SET TASK –
Pictures are not part of the copy. Retype the lines from the first one through the line that contains "import plotly.graph_objects as go".

-------- SOURCE EXCERPT --------

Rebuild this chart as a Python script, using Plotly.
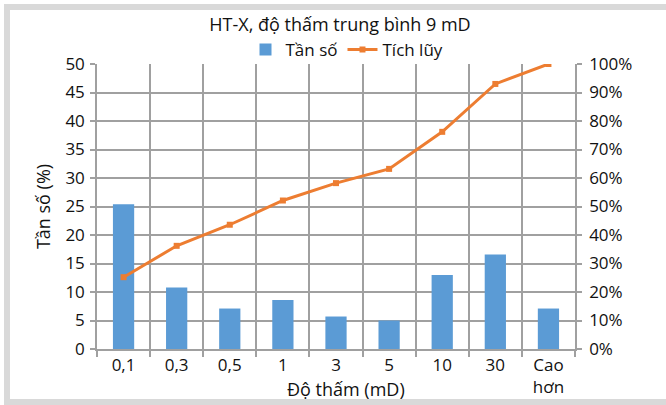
import plotly.graph_objects as go

categories = ["0,1", "0,3", "0,5", "1", "3", "5", "10", "30", "Cao<br>hơn"]
tan_so = [25.4, 10.8, 7.1, 8.6, 5.7, 5.0, 13.0, 16.6, 7.1]
tich_luy = [25.2, 36.2, 43.6, 52.1, 58.2, 63.2, 76.2, 93.0, 100.0]

W, H = 666, 405
L, R, T, B = 97, 575, 64, 349
pw, ph = R - L, B - T

def px(x):
    return (x - L) / pw

def py(y):
    return (B - y) / ph

FONT = "Open Sans"
GRID = "#a0a0a0"
TXT = "#111111"

fig = go.Figure()
fig.add_trace(go.Bar(x=categories, y=tan_so, name="Tần số",
                     marker=dict(color="#5b9bd5", line=dict(width=0)),
                     width=0.4, yaxis="y"))
fig.add_trace(go.Scatter(x=categories, y=tich_luy, name="Tích lũy", mode="lines+markers",
                         line=dict(color="#ed7d31", width=3),
                         marker=dict(color="#ed7d31", size=6, symbol="square"),
                         yaxis="y2"))

fig.update_layout(
    width=W, height=H,
    margin=dict(l=L, r=W - R, t=T, b=H - B, autoexpand=False),
    paper_bgcolor="white", plot_bgcolor="rgba(0,0,0,0)",
    font=dict(family=FONT, size=17, color=TXT),
    title=dict(text="HT-X, độ thấm trung bình 9 mD", x=px(340), xref="paper", xanchor="center",
               y=1 - 25 / H, yanchor="middle", font=dict(size=18, color=TXT)),
    showlegend=True,
    legend=dict(orientation="h", x=px(347), xanchor="center", y=py(50), yanchor="middle",
                font=dict(size=17, color=TXT), bgcolor="rgba(0,0,0,0)", tracegroupgap=0),
    xaxis=dict(type="category", tickson="boundaries", showgrid=True, gridcolor=GRID, gridwidth=1.5,
               ticks="outside", ticklen=6, tickcolor=GRID, tickwidth=1.5, automargin=False,
               showline=True, linecolor=GRID, linewidth=1.5, tickfont=dict(size=17, color=TXT),
               range=[-0.5, 8.5]),
    yaxis=dict(range=[0, 50], dtick=5, showgrid=True, gridcolor=GRID, gridwidth=1.5,
               ticks="outside", ticklen=5, tickcolor=GRID, tickwidth=1.5, automargin=False,
               showline=True, linecolor=GRID, linewidth=1.5, zeroline=False,
               ticklabelstandoff=2,
               title=dict(text="Tần số (%)", standoff=10, font=dict(size=18, color=TXT)),
               tickfont=dict(size=17, color=TXT)),
    yaxis2=dict(range=[0, 100], dtick=10, ticksuffix="%", overlaying="y", side="right",
                showgrid=False, ticks="outside", ticklen=5, tickcolor=GRID, tickwidth=1.5,
                showline=True, linecolor=GRID, linewidth=1.5, zeroline=False, automargin=False,
                ticklabelstandoff=4,
                tickfont=dict(size=17, color=TXT)),
    shapes=[
        dict(type="rect", xref="paper", yref="paper", layer="below",
             x0=px(4), x1=px(700), y0=py(405), y1=py(4),
             fillcolor="#d9d9d9", line=dict(width=0)),
        dict(type="rect", xref="paper", yref="paper", layer="below",
             x0=px(10), x1=px(700), y0=py(399), y1=py(10),
             fillcolor="white", line=dict(width=0)),
    ],
    annotations=[
        dict(text="Độ thấm (mD)", xref="paper", yref="paper", x=px(346), y=py(389),
             xanchor="center", yanchor="middle", showarrow=False, font=dict(size=18, color=TXT)),
    ],
)

fig.write_html("out.html")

--------

RESPONSE –
Rebuild this chart as a Python script, using Plotly.
import plotly.graph_objects as go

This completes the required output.